What I think he is saying is that because it is now on iPhone, more devices/services/whatever may be likely to use finger prints for auth. This is dangerous because you can't change your fingerprint in the unlikely case someone dupes your print. If more and more things rely on finger prints, the value of duping goes up, right? What happens when your prints are duped once?
(1) If someone has my fingerprints they still need my phone to do anything.
(2) Even with my phone there's a good chance it's worthless unless they also have my pin.
(3) Stealing my phone has also become worth much less unless you have my prints and the followthrough to make fake ones and again they'll want my pin in most cases because you only get 5 failed attempts with your fake prints.

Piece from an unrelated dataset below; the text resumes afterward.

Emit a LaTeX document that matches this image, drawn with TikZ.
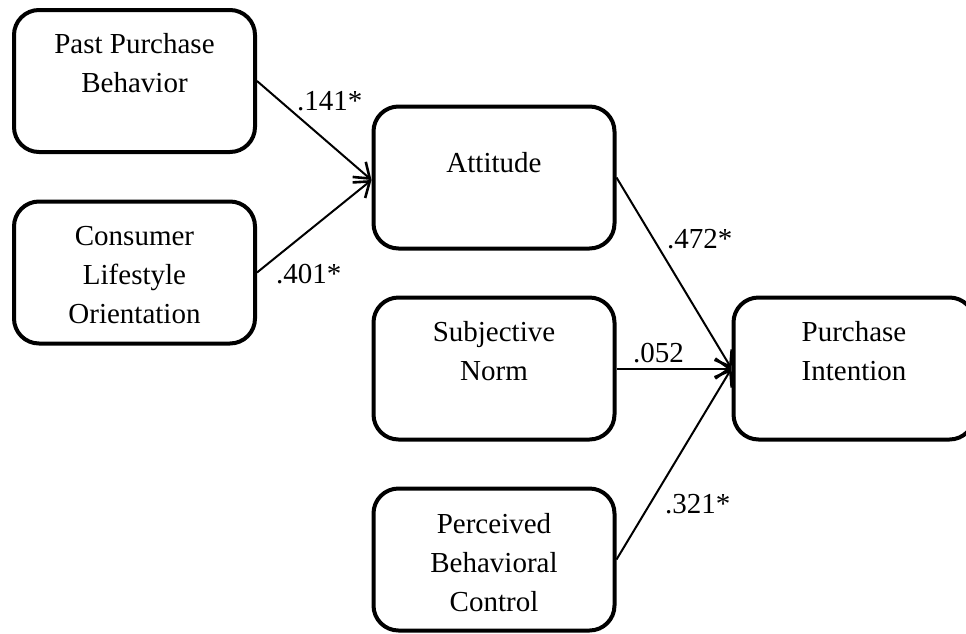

(4) All of that takes time, during which I may be able to remote wipe my phone, making the whole exercise worth even less. And it takes money, again lowering potential returns.
It's easy to imagine (numbers pulled out of ass) that a thief could get a few hundred bucks for a 5C (no touch id) but say half that for the more expensive 5S. Maybe that won't hold up for various reasons (hey thieves will work hard to make those stolen 5s's worth more) but the principle behind multi-factor is sound.
A default Reprap won't be able to reproduce a fingerprint, but all it would take is increasing the reduction rate of the motors, using a smaller hole at the hot end, and a material that flows better (or increasing the temperature).
It would probably take a few tries, but seems well within a person-sized budget.